FLOWERY BRANCH, Ga. -- Atlanta Falcons defensive coordinator Marquand Manuel is not overly concerned about his defensive players being affected by the NFL's decision to crack down on lowering the helmet for impact.
While at the league meetings in Atlanta, the NFL owners approved an expansion of replay review to include all ejections. That was the final piece of a rule approved in March that will penalize and possibly eject players on both sides of the ball for lowering their helmets to initiate contact against an opponent.
"One of the things you gotta understand is that fact that when you've always taught the fact that you want to keep the helmet out of the game and when you tackle, leverage tackling, shoulder tackling [and] understanding that now I cannot utilize my helmet as the first point of contact," Manuel explained. "Knowing that now, everything that [defenders] do, we already had started implementing years ago. Now, we utilize our shoulder, understanding how we enter into contact.
"I think for us, the main thing is getting our young guys that are coming in, implementing our plan with the young guys and continuously keeping them on the same path."
The Falcons have one of the league's hardest young hitters in Pro Bowl strong safety Keanu Neal. But Manuel showed in a video session how Neal still utilizes the proper technique while delivering such physical blows.
"It won't be any paralysis by analysis," Manuel said. "[Neal] won't overanalyze it because we do it the right way in practice all the time."
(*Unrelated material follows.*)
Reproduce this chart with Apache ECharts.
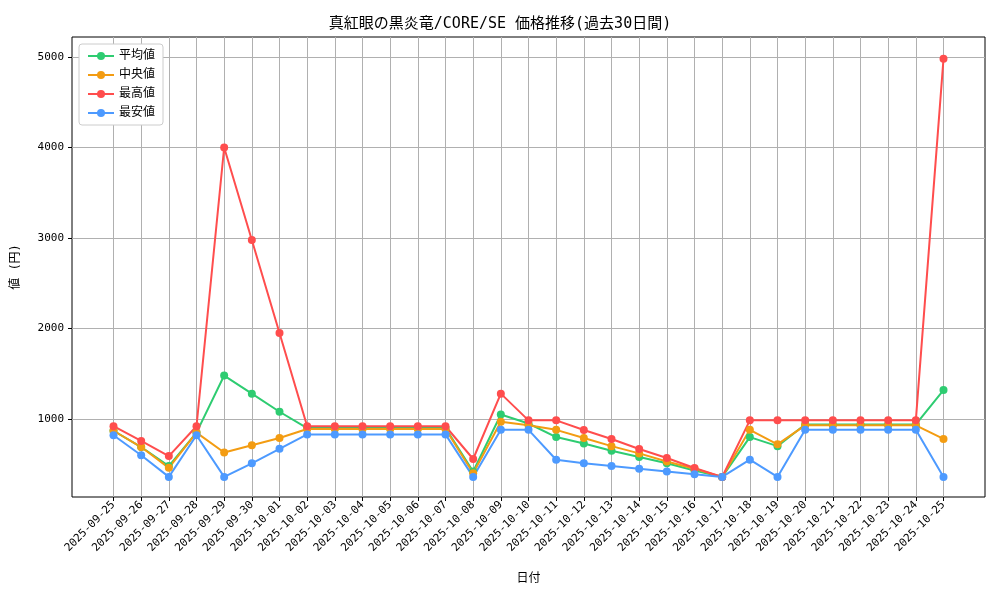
<!DOCTYPE html>
<html><head><meta charset="utf-8">
<script src="https://cdn.jsdelivr.net/npm/echarts@6/dist/echarts.min.js"></script>
<style>html,body{margin:0;background:#fff}#c{width:1000px;height:600px}</style>
</head><body><div id="c"></div>
<script>
const dates = ['2025-09-25','2025-09-26','2025-09-27','2025-09-28','2025-09-29','2025-09-30','2025-10-01','2025-10-02','2025-10-03','2025-10-04','2025-10-05','2025-10-06','2025-10-07','2025-10-08','2025-10-09','2025-10-10','2025-10-11','2025-10-12','2025-10-13','2025-10-14','2025-10-15','2025-10-16','2025-10-17','2025-10-18','2025-10-19','2025-10-20','2025-10-21','2025-10-22','2025-10-23','2025-10-24','2025-10-25'];
const avgVals = [870,690,480,850,1480,1280,1080,900,900,900,900,900,900,420,1050,950,800,730,650,580,510,430,360,800,700,940,940,940,940,940,1320];
const medVals = [870,690,460,850,630,710,790,890,890,890,890,890,890,400,970,930,880,790,700,620,530,450,360,880,720,930,930,930,930,930,780];
const maxVals = [920,757,590,920,4000,2978,1950,920,920,920,920,920,920,558,1280,985,985,878,779,668,569,459,359,985,985,985,985,985,985,985,4980];
const minVals = [820,600,360,820,360,510,670,830,830,830,830,830,830,360,880,880,550,510,480,450,420,390,360,550,360,880,880,880,880,880,360];
const yTicks = [1000,2000,3000,4000,5000];

const font = '"DejaVu Sans Mono", "Noto Sans CJK JP", monospace';
const chart = echarts.init(document.getElementById('c'));
const mk = (name, vals, color) => ({
  name, type: 'line', data: vals.map((v, i) => [i, v]),
  symbol: 'circle', symbolSize: 8, color,
  lineStyle: { width: 2, color }, itemStyle: { color }
});
chart.setOption({
  animation: false,
  textStyle: { fontFamily: font },
  title: { text: '真紅眼の黒炎竜/CORE/SE 価格推移(過去30日間)', left: 'center', top: 12,
    textStyle: { fontSize: 15, fontWeight: 'normal', color: '#000', fontFamily: font } },
  legend: { orient: 'vertical', left: 79, top: 44, itemWidth: 26, itemHeight: 10, itemGap: 7,
    backgroundColor: '#fff', borderColor: '#ccc', borderWidth: 1, borderRadius: 3, padding: [6, 8],
    textStyle: { fontSize: 12, color: '#000', fontFamily: font } },
  grid: { left: 72, right: 15, top: 37, bottom: 103, show: true, borderColor: '#000', borderWidth: 1 },
  xAxis: {
    type: 'value', min: -1.5, max: 31.5, name: '日付', nameLocation: 'middle', nameGap: 76,
    nameTextStyle: { fontSize: 12, color: '#000' },
    axisLine: { show: false },
    axisTick: { show: true, inside: false, length: 4, customValues: dates.map((d, i) => i), lineStyle: { color: '#000' } },
    axisLabel: { customValues: dates.map((d, i) => i), formatter: v => dates[v], rotate: 45,
      fontSize: 11, color: '#000', margin: 6 },
    splitLine: { show: true, customValues: dates.map((d, i) => i), lineStyle: { color: '#b0b0b0' } }
  },
  yAxis: {
    type: 'value', min: 138, max: 5221, name: '値 (円)', nameLocation: 'middle', nameGap: 50,
    nameTextStyle: { fontSize: 12, color: '#000' },
    axisLine: { show: false, onZero: false },
    axisTick: { show: true, inside: false, length: 4, customValues: yTicks, lineStyle: { color: '#000' } },
    axisLabel: { customValues: yTicks, formatter: v => String(v), fontSize: 11, color: '#000' },
    splitLine: { show: true, customValues: yTicks, lineStyle: { color: '#b0b0b0' } }
  },
  series: [
    mk('平均値', avgVals, '#2ecc71'),
    mk('中央値', medVals, '#f39c12'),
    mk('最高値', maxVals, '#ff4d4d'),
    mk('最安値', minVals, '#4d9aff')
  ]
});
</script></body></html>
Of course, players can't simulate game-speed tackling in practice situations, but the Falcons consistently work on drills with pads that emphasize the technique rugby-style tackling coach Dan Quinn brought with him from his days with the Seattle Seahawks.
"We'll see how the refs call it and how tight they are with it," Ulbrich said. "I think of all teams, we'll have the least amount of transition with this because it's kind of what we've taught already. We've preached since the day we got here that the head is up and it's out of contact at all times. So we never taught to use the helmet. We never said, 'Duck your head into contact.' A lot of those principles are preached since Pop Warner, high school, college.
"Are we perfect? Do we do it right every time? No we don't. So there's an opportunity to get some flags. But I think our guys understand how to tackle the way we want them to tackle."
It will be interesting to see how the officials police when defensive linemen go head-to-head with offensive linemen in certain situations, particularly in goal-line scenarios. And it will be interesting as well to see how often running backs who lower their heads for extra yards get penalized under the new guidelines.
Free safety Ricardo Allen, considered the Falcons' surest tackle, isn't fazed by the NFL's most recent emphasis on helmet hits, either.
"Even when we're doing our drills, I make a conscious effort of lowering my pads and being able to shoulder tackle and keep my leverage," Allen said. "So when I get into games, it's real easy because I've done it so many times. I try not to lead with my head all the time."